Most switchgear suppliers can come up with the amps needed for a breaker close coil, trip coil, indicating lights, spring charging motors and other devices. Add any continuous loads such as indicating lights, protective relay and metering power supplies, PLC communications devices or control relays. This will give you a list of current draw per device.
The engineer, owner or designer has to decide how long the DC system is supposed to supply power when AC is down and what is supposed to happen at the beginning, during and at the end of the outage.

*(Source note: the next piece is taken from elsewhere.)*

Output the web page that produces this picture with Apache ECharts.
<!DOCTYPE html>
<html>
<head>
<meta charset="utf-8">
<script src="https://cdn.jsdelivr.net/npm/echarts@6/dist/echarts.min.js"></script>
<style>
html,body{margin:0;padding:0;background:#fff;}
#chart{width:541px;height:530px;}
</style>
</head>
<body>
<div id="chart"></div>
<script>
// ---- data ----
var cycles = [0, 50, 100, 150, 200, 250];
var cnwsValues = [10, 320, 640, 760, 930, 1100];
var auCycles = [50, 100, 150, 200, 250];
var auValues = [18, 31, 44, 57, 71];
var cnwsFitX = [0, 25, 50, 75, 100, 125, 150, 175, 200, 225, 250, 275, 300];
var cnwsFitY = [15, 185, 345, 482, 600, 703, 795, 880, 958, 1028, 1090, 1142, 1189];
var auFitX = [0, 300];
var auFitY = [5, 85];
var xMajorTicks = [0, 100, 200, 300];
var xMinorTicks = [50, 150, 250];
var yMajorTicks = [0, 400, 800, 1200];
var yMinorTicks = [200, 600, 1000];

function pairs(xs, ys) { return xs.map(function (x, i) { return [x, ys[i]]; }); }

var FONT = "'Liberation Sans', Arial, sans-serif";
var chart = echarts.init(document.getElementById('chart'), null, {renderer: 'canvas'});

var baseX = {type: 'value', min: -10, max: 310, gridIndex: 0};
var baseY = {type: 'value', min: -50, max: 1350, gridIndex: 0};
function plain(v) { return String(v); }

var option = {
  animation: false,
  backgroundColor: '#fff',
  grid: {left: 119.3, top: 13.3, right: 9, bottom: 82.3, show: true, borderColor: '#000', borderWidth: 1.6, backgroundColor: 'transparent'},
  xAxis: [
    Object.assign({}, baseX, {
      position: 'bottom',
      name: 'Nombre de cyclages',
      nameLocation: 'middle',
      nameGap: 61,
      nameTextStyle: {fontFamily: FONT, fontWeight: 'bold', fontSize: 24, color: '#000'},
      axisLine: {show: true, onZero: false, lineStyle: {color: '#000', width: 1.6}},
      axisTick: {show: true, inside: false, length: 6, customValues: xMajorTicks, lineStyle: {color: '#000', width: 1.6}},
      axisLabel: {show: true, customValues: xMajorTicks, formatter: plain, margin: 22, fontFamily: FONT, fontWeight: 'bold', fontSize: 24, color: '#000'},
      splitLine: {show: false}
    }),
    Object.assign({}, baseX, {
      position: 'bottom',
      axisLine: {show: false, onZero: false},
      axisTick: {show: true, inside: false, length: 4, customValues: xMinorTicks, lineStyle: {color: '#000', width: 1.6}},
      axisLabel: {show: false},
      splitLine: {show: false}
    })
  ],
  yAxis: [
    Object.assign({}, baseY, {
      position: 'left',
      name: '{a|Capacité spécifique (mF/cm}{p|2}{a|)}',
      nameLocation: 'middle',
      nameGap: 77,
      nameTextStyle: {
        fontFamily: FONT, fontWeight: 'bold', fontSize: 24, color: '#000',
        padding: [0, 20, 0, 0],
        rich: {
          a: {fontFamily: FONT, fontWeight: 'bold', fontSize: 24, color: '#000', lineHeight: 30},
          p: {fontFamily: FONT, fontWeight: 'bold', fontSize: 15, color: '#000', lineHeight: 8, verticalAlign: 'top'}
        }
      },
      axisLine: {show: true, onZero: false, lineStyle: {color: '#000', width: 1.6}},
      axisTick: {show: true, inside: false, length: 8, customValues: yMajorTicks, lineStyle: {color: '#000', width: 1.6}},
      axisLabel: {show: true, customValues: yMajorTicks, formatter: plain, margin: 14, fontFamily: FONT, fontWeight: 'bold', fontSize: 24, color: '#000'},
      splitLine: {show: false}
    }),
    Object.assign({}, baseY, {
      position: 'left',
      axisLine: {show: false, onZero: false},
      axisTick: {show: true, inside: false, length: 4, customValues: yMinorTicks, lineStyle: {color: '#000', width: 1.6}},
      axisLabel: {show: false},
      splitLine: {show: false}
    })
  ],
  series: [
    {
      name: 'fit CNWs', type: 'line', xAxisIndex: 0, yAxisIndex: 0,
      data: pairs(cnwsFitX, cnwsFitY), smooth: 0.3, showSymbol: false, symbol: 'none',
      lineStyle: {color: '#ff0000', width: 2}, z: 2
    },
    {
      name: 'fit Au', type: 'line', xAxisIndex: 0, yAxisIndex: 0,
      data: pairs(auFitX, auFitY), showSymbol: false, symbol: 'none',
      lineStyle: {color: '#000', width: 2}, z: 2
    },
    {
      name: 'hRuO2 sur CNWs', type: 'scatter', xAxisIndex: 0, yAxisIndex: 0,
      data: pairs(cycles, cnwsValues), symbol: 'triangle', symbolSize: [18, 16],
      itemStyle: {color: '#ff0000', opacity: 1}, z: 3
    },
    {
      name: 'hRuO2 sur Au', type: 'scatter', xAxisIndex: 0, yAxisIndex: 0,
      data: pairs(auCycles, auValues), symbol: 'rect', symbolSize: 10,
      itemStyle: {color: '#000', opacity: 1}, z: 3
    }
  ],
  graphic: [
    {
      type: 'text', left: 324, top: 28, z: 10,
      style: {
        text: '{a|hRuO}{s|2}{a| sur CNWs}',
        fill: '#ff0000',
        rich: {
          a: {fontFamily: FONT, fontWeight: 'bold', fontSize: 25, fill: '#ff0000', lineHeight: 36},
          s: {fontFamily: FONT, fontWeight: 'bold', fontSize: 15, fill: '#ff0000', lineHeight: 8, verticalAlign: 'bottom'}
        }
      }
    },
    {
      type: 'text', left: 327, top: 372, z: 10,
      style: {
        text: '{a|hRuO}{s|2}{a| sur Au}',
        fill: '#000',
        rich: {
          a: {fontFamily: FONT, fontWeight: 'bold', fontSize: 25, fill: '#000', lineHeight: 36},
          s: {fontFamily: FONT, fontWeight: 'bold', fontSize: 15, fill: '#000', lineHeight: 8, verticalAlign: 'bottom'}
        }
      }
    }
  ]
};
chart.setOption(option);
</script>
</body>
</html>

A typical scenario is: Trip all breakers at start of outage, maintain 300 watts of continuous load for 24 hours and still have enough battery power to close, trip and close "x" breakers to return power. (Make sure protection and tripping power is available when AC returns. The breaker(s) might have to trip right away if there is a problem.) Remember, when most breakers trip or close, their spring charging motors run to recharge the operating spring. Include those amps.

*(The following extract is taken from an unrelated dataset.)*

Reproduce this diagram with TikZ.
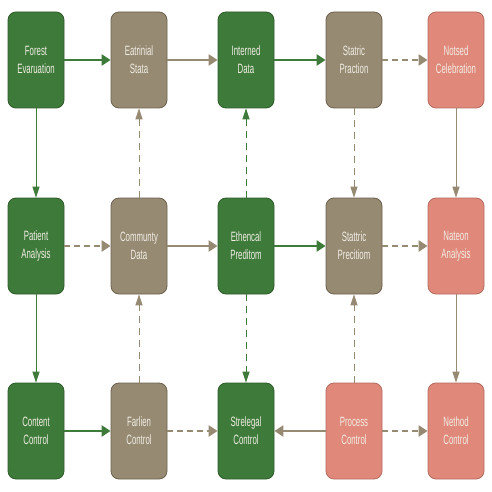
\documentclass[tikz,border=0pt]{standalone}
\usepackage{fontspec}
\setmainfont{Liberation Sans}[FakeStretch=0.58]
\usetikzlibrary{arrows.meta}

\definecolor{leafgreen}{HTML}{3E7B3A}
\definecolor{leafedge}{HTML}{2C5B29}
\definecolor{taupe}{HTML}{968A72}
\definecolor{taupeedge}{HTML}{6C614F}
\definecolor{salmon}{HTML}{E0887A}
\definecolor{salmonedge}{HTML}{B56B5F}
\definecolor{boxtext}{HTML}{F2EEE6}

\begin{document}
\begin{tikzpicture}[x=1pt, y=-1pt, line join=round,
  box/.style={rectangle, rounded corners=8pt, line width=0.8pt,
    minimum width=56pt, minimum height=96pt, text width=54pt, inner sep=1pt,
    align=center, text=boxtext, font=\fontsize{13.5}{18}\selectfont},
  gbox/.style={box, fill=leafgreen, draw=leafedge},
  tbox/.style={box, fill=taupe, draw=taupeedge},
  sbox/.style={box, fill=salmon, draw=salmonedge},
  harrow/.style={line width=2.4pt, -{Triangle[length=9pt,width=11pt]}},
  varrow/.style={line width=1pt, -{Triangle[length=11pt,width=7pt]}},
  hdash/.style={dash pattern=on 6pt off 4pt},
  vdash/.style={dash pattern=on 7pt off 5pt}]

  \useasboundingbox (0,0) rectangle (492,492);

  % Row 1
  \node[gbox] (forest)   at (36,60)  {Forest\\Evaruation};
  \node[tbox] (eatrinial) at (139,60) {Eatrinial\\Stata};
  \node[gbox] (interned) at (246,60) {Interned\\Data};
  \node[tbox] (statric)  at (354,60) {Statric\\Praction};
  \node[sbox] (notsed)   at (456,60) {Notsed\\Celebration};

  % Row 2
  \node[gbox] (patient)  at (36,246)  {Patient\\Analysis};
  \node[tbox] (communty) at (139,246) {Communty\\Data};
  \node[gbox] (ethencal) at (246,246) {Ethencal\\Preditom};
  \node[tbox] (stattric) at (354,246) {Stattric\\Precitiom};
  \node[sbox] (nateon)   at (456,246) {Nateon\\Analysis};

  % Row 3
  \node[gbox] (content)   at (36,431)  {Content\\Control};
  \node[tbox] (farlien)   at (139,431) {Farlien\\Control};
  \node[gbox] (strelegal) at (246,431) {Strelegal\\Control};
  \node[sbox] (process)   at (354,431) {Process\\Control};
  \node[sbox] (nethod)    at (456,431) {Nethod\\Control};

  % Horizontal links
  \draw[harrow, leafgreen] (forest) -- (eatrinial);
  \draw[harrow, taupe] (eatrinial) -- (interned);
  \draw[harrow, leafgreen] (interned) -- (statric);
  \draw[harrow, hdash, taupe] (statric) -- (notsed);

  \draw[harrow, hdash, taupe] (patient) -- (communty);
  \draw[harrow, taupe] (communty) -- (ethencal);
  \draw[harrow, leafgreen] (ethencal) -- (stattric);
  \draw[harrow, hdash, taupe] (stattric) -- (nateon);

  \draw[harrow, leafgreen] (content) -- (farlien);
  \draw[harrow, hdash, taupe] (farlien) -- (strelegal);
  \draw[harrow, taupe] (process) -- (strelegal);
  \draw[harrow, hdash, taupe] (process) -- (nethod);

  % Vertical links
  \draw[varrow, leafgreen] (forest) -- (patient);
  \draw[varrow, vdash, taupe] (communty) -- (eatrinial);
  \draw[varrow, vdash, leafgreen] (ethencal) -- (interned);
  \draw[varrow, vdash, taupe] (statric) -- (stattric);
  \draw[varrow, taupe] (notsed) -- (nateon);

  \draw[varrow, leafgreen] (patient) -- (content);
  \draw[varrow, vdash, taupe] (farlien) -- (communty);
  \draw[varrow, vdash, leafgreen] (ethencal) -- (strelegal);
  \draw[varrow, vdash, taupe] (process) -- (stattric);
  \draw[varrow, taupe] (nateon) -- (nethod);

\end{tikzpicture}
\end{document}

Combine the list of amps per device and the operating scenario to come up with a time profile for the battery. Consider all of the trips and breaker recharge last one minute even though it may only be 1-2 seconds. (IEEE battery sizing standard). The end of interval loads are also counted as one minute minimum.

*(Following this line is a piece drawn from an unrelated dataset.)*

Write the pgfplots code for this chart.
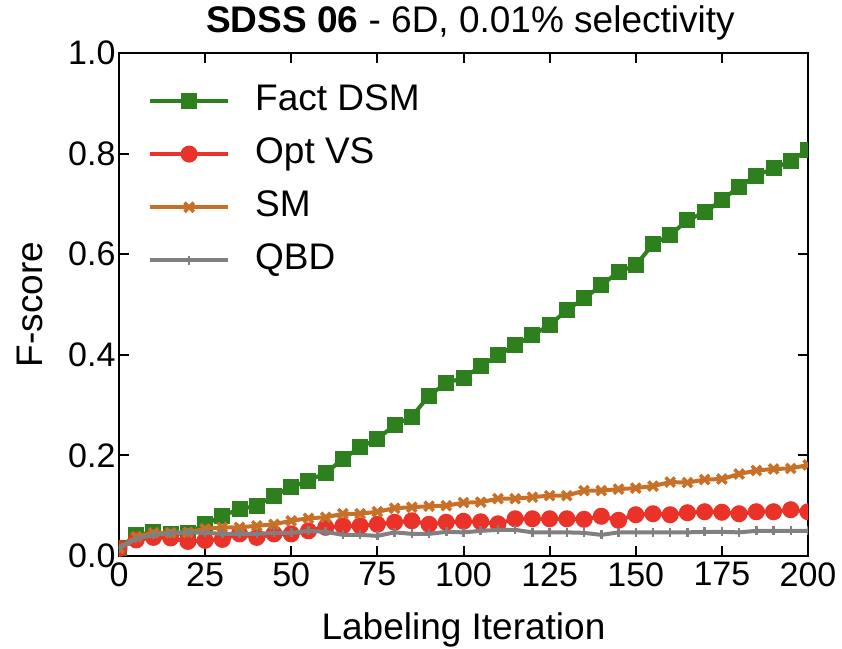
\documentclass[border=0pt]{standalone}
\usepackage{fontspec}
\setmainfont{Liberation Sans}
\usepackage{pgfplots}
\usepackage{pgfplotstable}
\pgfplotsset{compat=1.18}

\definecolor{cgreen}{RGB}{46,128,30}
\definecolor{cred}{RGB}{234,50,40}
\definecolor{corange}{RGB}{200,112,40}
\definecolor{cgray}{RGB}{128,128,128}

\pgfplotstableread{
x   green  red    orange gray
0   0.015  0.015  0.015  0.015
5   0.042  0.032  0.038  0.034
10  0.047  0.037  0.046  0.042
15  0.044  0.036  0.046  0.045
20  0.045  0.029  0.047  0.047
25  0.063  0.031  0.054  0.046
30  0.080  0.033  0.057  0.044
35  0.093  0.044  0.057  0.044
40  0.100  0.037  0.060  0.044
45  0.120  0.044  0.063  0.046
50  0.137  0.044  0.070  0.046
55  0.150  0.050  0.075  0.050
60  0.165  0.057  0.077  0.048
65  0.193  0.060  0.084  0.042
70  0.216  0.060  0.084  0.042
75  0.233  0.063  0.088  0.040
80  0.260  0.067  0.095  0.047
85  0.277  0.070  0.097  0.044
90  0.319  0.063  0.099  0.044
95  0.344  0.067  0.100  0.048
100 0.354  0.069  0.106  0.047
105 0.377  0.068  0.107  0.050
110 0.399  0.064  0.114  0.052
115 0.419  0.074  0.114  0.052
120 0.439  0.074  0.117  0.047
125 0.459  0.074  0.120  0.047
130 0.489  0.074  0.120  0.047
135 0.512  0.073  0.130  0.046
140 0.538  0.079  0.130  0.042
145 0.565  0.071  0.133  0.047
150 0.578  0.082  0.135  0.047
155 0.620  0.084  0.139  0.047
160 0.638  0.082  0.147  0.047
165 0.668  0.086  0.146  0.047
170 0.683  0.088  0.152  0.048
175 0.708  0.087  0.153  0.048
180 0.734  0.084  0.163  0.047
185 0.756  0.088  0.170  0.050
190 0.771  0.088  0.173  0.050
195 0.785  0.092  0.174  0.050
200 0.808  0.088  0.181  0.050
}\datatable

\begin{document}
\begin{tikzpicture}
\useasboundingbox (-119pt,-92pt) rectangle (723pt,556pt);
\begin{axis}[
  scale only axis,
  width=689pt, height=503pt,
  xmin=0, xmax=200, ymin=0, ymax=1,
  xtick={0,25,...,200},
  ytick={0,0.2,0.4,0.6,0.8,1.0},
  yticklabel style={/pgf/number format/.cd, fixed, fixed zerofill, precision=1},
  xticklabel style={yshift=-3pt},
  /pgf/number format/assume math mode=true,
  tick label style={font=\fontsize{34}{40}\selectfont},
  label style={font=\fontsize{37}{44}\selectfont},
  tick align=inside,
  major tick length=10pt,
  every tick/.style={black, line width=2pt},
  axis line style={line width=2pt},
  xlabel={Labeling Iteration},
  ylabel={F-score},
  xlabel style={at={(axis description cs:0.5,-0.147)}, anchor=center},
  ylabel style={at={(axis description cs:-0.129,0.5)}, anchor=center},
  title={\textbf{SDSS 06} - 6D, 0.01\% selectivity},
  title style={font=\fontsize{37}{42}\selectfont, at={(axis description cs:0.51,1.047)}, anchor=center},
  clip marker paths=true,
  legend cell align=left,
  legend image code/.code={\draw[mark repeat=2,mark phase=2] plot coordinates {(0pt,0pt)(39pt,0pt)(78pt,0pt)};},
  legend style={at={(rel axis cs:0.042,0.94)}, anchor=north west, draw=none, fill=none,
    inner sep=0pt, row sep=18.2pt, column sep=25pt,
    font=\fontsize{37}{44}\selectfont,
    nodes={inner sep=0pt, text height=27pt, text depth=8pt}},
]
\addplot[cgreen, line width=4pt, mark=square*, mark size=6pt, mark options={solid}] table[x=x,y=green] {\datatable};
\addlegendentry{Fact DSM}
\addplot[cred, line width=4pt, mark=*, mark size=6.5pt, mark options={solid}] table[x=x,y=red] {\datatable};
\addlegendentry{Opt VS}
\addplot[corange, line width=4pt, mark=x, mark size=6.5pt, mark options={solid, line width=3.5pt}] table[x=x,y=orange] {\datatable};
\addlegendentry{SM}
\addplot[cgray, line width=4pt, mark=+, mark size=4.5pt, mark options={solid, line width=2.5pt}] table[x=x,y=gray] {\datatable};
\addlegendentry{QBD}
\end{axis}
\end{tikzpicture}
\end{document}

Send the load profile to a battery supplier and they can size the battery.
Decide whether to use Ni-Cad, Lead Acid, or other battery types.
As to why DC power? Many utility and industrial switchgear systems use DC control to make sure that tripping power is available in a fault. The high voltage switchgear breakers do not have integral trip units like molded case CB?s. They need a signal from a protective relay to trip.